Как бы я ни голодала в тюрьме, я никогда не попросила кусочка хлеба, мне и в голову не могло это придти. Да и от угощений из посылок всегда отказывалась. На допросах я никогда не выказывала страха, хотя наган следователя не раз прогуливался по моей голове. Я не заплакала, когда под ногти мне загоняли булавки. Я не чувствовала боли, мне было только жаль своих рук, я думала, что уже никогда не сяду за рояль. Но ведь я была убеждена, что жизни конец, чего же жалеть? Ненависть была сильнее боли и помогала преодолеть ее. Так бывает у кормящей матери с треснутыми сосками — молоко с кровью и все же терпишь и продолжаешь кормить. Теперь мне нужны были деньги, чтобы послать их маме, так как я узнала, что у нее пеллагра, дистрофия — кровавый понос. Но я предпочитала голодать, но не сожительствовать. Так что все разговоры великих писателей, что вот Сонечка Мармеладова... вынуждена и так далее... Не верю. К проституции нужно иметь призвание. Если его нет — то лучше смерть!

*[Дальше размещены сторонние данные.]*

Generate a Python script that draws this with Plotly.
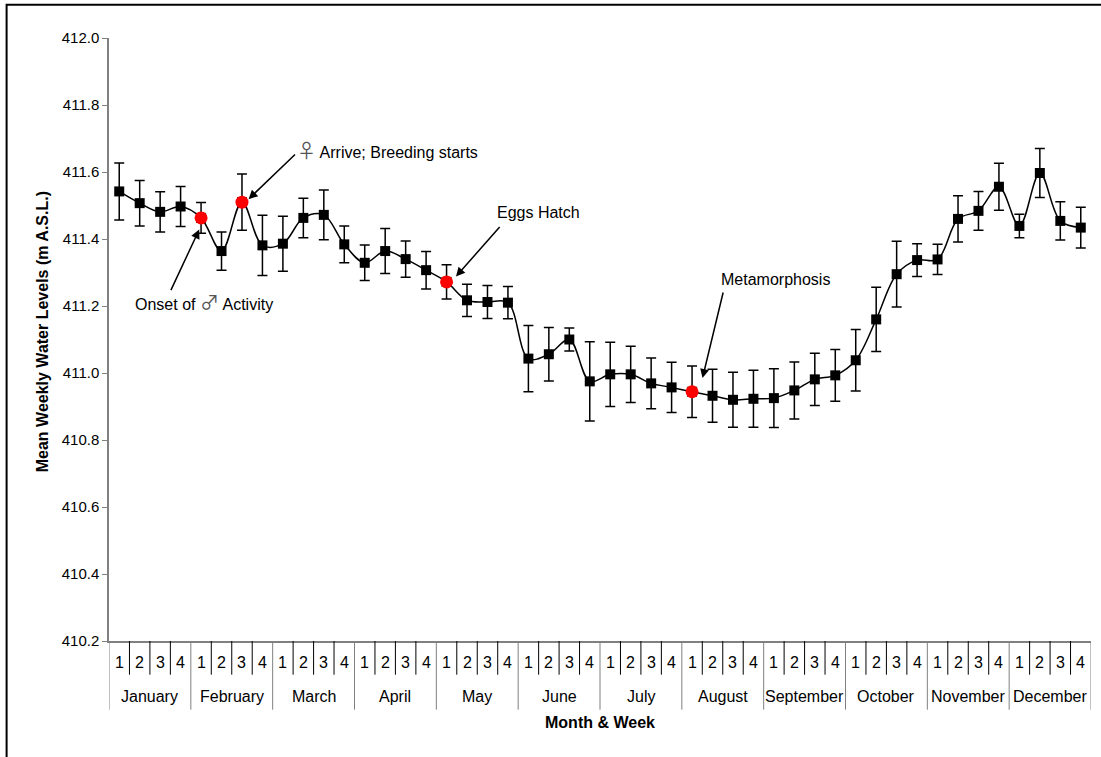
import plotly.graph_objects as go

# Weekly mean water level (m A.S.L.) and its error, four weeks per month
months = ["January", "February", "March", "April", "May", "June", "July",
          "August", "September", "October", "November", "December"]
weeks = ["1", "2", "3", "4"]

level = [411.542, 411.507, 411.481, 411.497,
         411.463, 411.364, 411.510, 411.381,
         411.386, 411.463, 411.472, 411.384,
         411.329, 411.364, 411.340, 411.307,
         411.272, 411.217, 411.212, 411.210,
         411.043, 411.056, 411.100, 410.975,
         410.996, 410.996, 410.969, 410.957,
         410.944, 410.932, 410.920, 410.923,
         410.925, 410.948, 410.981, 410.993,
         411.038, 411.160, 411.295, 411.337,
         411.339, 411.460, 411.484, 411.556,
         411.439, 411.597, 411.454, 411.434]

error = [0.085, 0.068, 0.060, 0.060,
         0.046, 0.057, 0.084, 0.090,
         0.082, 0.059, 0.074, 0.055,
         0.053, 0.067, 0.054, 0.056,
         0.051, 0.048, 0.049, 0.048,
         0.099, 0.080, 0.034, 0.118,
         0.096, 0.084, 0.076, 0.075,
         0.077, 0.079, 0.082, 0.085,
         0.088, 0.085, 0.078, 0.077,
         0.092, 0.096, 0.098, 0.049,
         0.045, 0.069, 0.058, 0.070,
         0.035, 0.073, 0.057, 0.061]

SYM = '<span style="font-family:Noto Sans CJK JP;font-size:19px;color:#555">{}</span>'
MALE = SYM.format("\u2642")
FEMALE = SYM.format("\u2640")

# Life-history events: (week index, label)
events = [(4, "Onset of " + MALE + " Activity"),
          (6, FEMALE + " Arrive; Breeding starts"),
          (16, "Eggs Hatch"),
          (28, "Metamorphosis")]

n = len(level)
xs = list(range(n))
event_idx = [e[0] for e in events]

FONT = "Liberation Sans, Arial, sans-serif"
GRAY = "#808080"
FS = 16

fig = go.Figure()

# Smoothed line with square markers and error bars
fig.add_trace(go.Scatter(
    x=xs, y=level, mode="lines+markers",
    line=dict(color="black", width=1.5, shape="spline", smoothing=1.0),
    marker=dict(symbol="square", size=10, color="black"),
    error_y=dict(type="data", array=error, visible=True,
                 color="black", thickness=1.5, width=5),
    showlegend=False, hoverinfo="skip"))

# Event weeks highlighted in red
fig.add_trace(go.Scatter(
    x=event_idx, y=[level[i] for i in event_idx], mode="markers",
    marker=dict(symbol="circle", size=13, color="#ff0000"),
    showlegend=False, hoverinfo="skip"))

# Plot-area geometry (pixels) used for the category band under the axis
W, H = 1101, 757
L, R, T, B = 108.5, 9.5, 38.3, 115.7
pw = W - L - R
ph = H - T - B


def px(pix):
    """pixel column -> paper x"""
    return (pix - L) / pw


def py(pix):
    """pixel row -> paper y"""
    return (H - B - pix) / ph


shapes = []
annotations = []

# Week separators and month dividers below the axis
for k in range(n + 1):
    xb = k - 0.5
    is_month = (k % 4 == 0)
    shapes.append(dict(type="line", xref="x", yref="paper",
                       x0=xb, x1=xb, y0=0, y1=py(710 if is_month else 675),
                       line=dict(color=GRAY if is_month else "black", width=1)))

for k in range(n):
    annotations.append(dict(x=k, y=py(663), xref="x", yref="paper",
                            yanchor="middle", text=weeks[k % 4],
                            showarrow=False,
                            font=dict(family=FONT, size=FS, color="black")))

for m, name in enumerate(months):
    annotations.append(dict(x=m * 4 + 1.5, y=py(697), xref="x", yref="paper",
                            yanchor="middle", text=name, showarrow=False,
                            font=dict(family=FONT, size=FS, color="black")))

# Axis titles
annotations.append(dict(x=0.5, y=py(723), xref="paper", yref="paper",
                        yanchor="middle",
                        text="<b>Month &amp; Week</b>", showarrow=False,
                        font=dict(family=FONT, size=FS, color="black")))
annotations.append(dict(x=px(42), y=py(332), xref="paper", yref="paper",
                        xanchor="center", yanchor="middle", textangle=-90,
                        text="<b>Mean Weekly Water Levels (m A.S.L.)</b>",
                        showarrow=False,
                        font=dict(family=FONT, size=FS, color="black")))

# Event labels and their arrows
label_pos = [(4.15, 411.213), (13.09, 411.666), (20.47, 411.479), (32.1, 411.279)]
arrow_head = [(3.91, 411.428), (6.32, 411.519), (16.46, 411.288), (28.51, 410.985)]
arrow_tail = [(-29, 62), (48, -46), (45, -51), (21, -87)]

for (lx, ly), (hx, hy), (ax, ay), (_, txt) in zip(label_pos, arrow_head,
                                                  arrow_tail, events):
    annotations.append(dict(x=lx, y=ly, xref="x", yref="y", text=txt,
                            showarrow=False,
                            font=dict(family=FONT, size=FS, color="black")))
    annotations.append(dict(x=hx, y=hy, xref="x", yref="y", text="",
                            showarrow=True, ax=ax, ay=ay,
                            arrowhead=2, arrowsize=1.2, arrowwidth=1.5,
                            arrowcolor="black"))

# Outer chart frame
shapes.append(dict(type="rect", xref="paper", yref="paper",
                   x0=px(6), x1=px(W + 10), y0=py(H + 10), y1=py(5),
                   line=dict(color="black", width=2)))

fig.update_layout(
    width=W, height=H,
    margin=dict(l=L, r=R, t=T, b=B),
    paper_bgcolor="white", plot_bgcolor="white",
    font=dict(family=FONT, size=FS, color="black"),
    shapes=shapes, annotations=annotations,
    xaxis=dict(range=[-0.5, n - 0.5], showticklabels=False, ticks="",
               showgrid=False, zeroline=False, showline=True,
               linecolor=GRAY, linewidth=1.5, mirror=False),
    yaxis=dict(range=[410.2, 412.0], dtick=0.2, tickformat=".1f",
               ticks="outside", ticklen=5, tickcolor=GRAY, tickwidth=1,
               showgrid=False, zeroline=False, showline=True,
               linecolor=GRAY, linewidth=1.5,
               tickfont=dict(family=FONT, size=15, color="black")),
)

fig.write_html("out.html")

Уполномоченный спецотдела также предлагал мне «зачет», сокращение срока, угрожал мне лесоповалом, новой статьей «пособничества врагу». Я устояла. Я и сама не подозревала в себе такой стойкости. Никто меня так не воспитывал. Это в генах, вероятно. Поступала так, как считала единственно возможным для себя, и никогда ни с кем не советовалась.
Обычно вольные уходили с работы раньше, чем мы, тут наступали блаженные часы — одни у печки. Мужчины всегда вели интересные разговоры. Давыдов рассказывал, как он жил в Америке. Иван Иванович прекрасный рассказчик, знал уйму стихов. Пушкин, Фет, Тютчев, Северянин так и слетали с его губ.
В один из таких вечеров Давыдов рассказал нам о своем друге Роберте Евгеньевиче Мюллере. Одна фамилия уже говорила о том, что такой человек не мог долго оставаться на воле. Действительно, этот талантливый, высокообразованный человек, изобретатель, давно уже сидел на Крайнем Севере в тяжелейших условиях на общих работах.
Несмотря на то, что переписка между заключенными не поощрялась начальством, Давыдову переписка была разрешена. И Мюллера эта переписка очень поддерживала. «Теперь же, — продолжал Давыдов, — он умирает с голоду, у него пеллагра в последней стадии». Мы все примолкли, так как знали, что это такое. Каждое утро нас водили под конвоем мимо зоны, в которой помещались пеллагрики. Зона эта называлась ОПП, не помню, как она расшифровывалась официально, но заключенные метко называли ее Отдел Предварительных Покойников. Было страшно смотреть на этих ходячих покойников, скелетов, постоянно страдающих кровавым поносом и умирающих по нескольку десятков в день. Зимой, проходя на работу через вахту, мы всегда видели штабелем сложенных покойников по нескольку десятков, покрытых рогожами.
— А нельзя ли как-нибудь помочь ему? — спросил кто-то из присутствующих.
Тут же решили уговорить доброго Ивана Алексеевича выписать Мюллера по спецнаряду в наш лагерь. И действительно, примерно месяцев через пять Роберт Евгеньевич появился в нашей конторе. Боже мой! Что это был за ужас. Кисти рук у него держались на тонкой прозрачной кожаной пленке. Ладонь просвечивала насквозь! Не верилось, что этот человек может передвигаться. Глаза, огромные, выглядывали из черных глазниц. В глазах не было никакого выражения. Первое время он только сидел у печки и ни с кем не разговаривал. Ел он мало и осторожно. Добрый Иван Алексеевич устроил его на дополнительное питание, компот и кашу, да и из дома частенько приносил ему. Вечно от него слышишь то «забыл перекусить, может кто польстится?» или «жена положила лишнее». Таким образом, он спас этого человека от смерти.